Added: some misconceptions
Several people have proposed incorrect arguments to the effect that the modified algorithm is trivially correct, so it may be useful to forestall some misconceptions here. One popular false belief seems to be that $B\subseteq\langle MSW(L, B)\rangle$. Here is a counterexample to that claim. Given disks $a,b,c,d,e$ as below (the boundary of $\langle a,b,e\rangle$ is also shown in red):
we can have $MSW(\{c, d\}, \{a,b,e\})=\{c,d\}$; and note that $e\notin\langle c,d\rangle$:
Here is how it can happen. The first observation is that $MSW(\{c\},\{a,b,e\})=\{b,c\}$:
- We wish to compute $MSW(\{c\},\{a,b,e\})$
- Choose $X = c$
- Let $B' = MSW(\varnothing, \{a,b,e\}) = \{a,b,e\}$
- Observe that $X\notin\langle B'\rangle$
- So let $B''$ be a basis of $B'\cup\{X\} = \{a,b,c,e\}$
- Observe that $B''=\{b,c\}$
- Return $MSW(\{c\}, \{b,c\})$, which is $\{b,c\}$
Now consider $MSW(\{c, d\}, \{a,b,e\})$.
- We wish to compute $MSW(\{c, d\}, \{a,b,e\})$
- Choose $X=d$
- Let $B' = MSW(\{c\}, \{a,b,e\}) = \{b,c\}$
- Observe that $X\notin\langle B'\rangle$
- So let $B''$ be a basis of $B'\cup\{X\} = \{b,c,d\}$
- Observe that $B''=\{c,d\}$
- Return $MSW(\{c,d\}, \{c,d\})$, which is $\{c,d\}$
(For the sake of definiteness, let us say that the disks $a,b,c,d,e$ all have radius 2, and are centred at $(30,5)$, $(30,35)$, $(10, 5)$, $(60, 26)$, and $(5, 26)$ respectively.)

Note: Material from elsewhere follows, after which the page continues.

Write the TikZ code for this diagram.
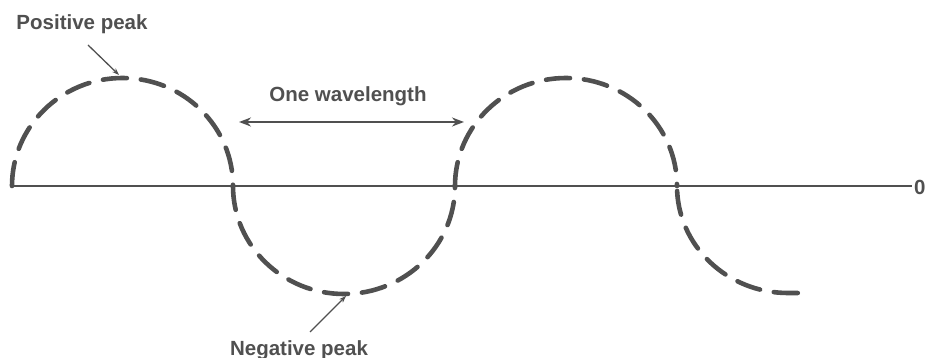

Added: an iterative presentation
It may be easier to think about an iterative presentation of the algorithm. I certainly find it easier to visualise its behaviour.
Input: A list $L$ of disks
Output: A basis of $L$
- Let $B\leftarrow\varnothing$.
- Shuffle $L$ randomly.
- For each $X$ in $L$:
- If $X\notin\langle B\rangle$:
- Let $B$ be a basis of $B\cup\{X\}$.
- Go back to step 2.
- Return $B$.
The reason the algorithm terminates, incidentally, is that step 5 always increases the radius of $\langle B\rangle$ – and there are only finitely many possible values of $B$.
The modified version doesn’t have such a simple iterative presentation, as far as I can see. (I tried to give one in the previous edit to this post, but it was wrong – and gave incorrect results.)
Reference
[1] Jiří Matoušek, Micha Sharir, and Emo Welzl. A subexponential bound for linear programming. Algorithmica, 16(4-5):498–516, 1996.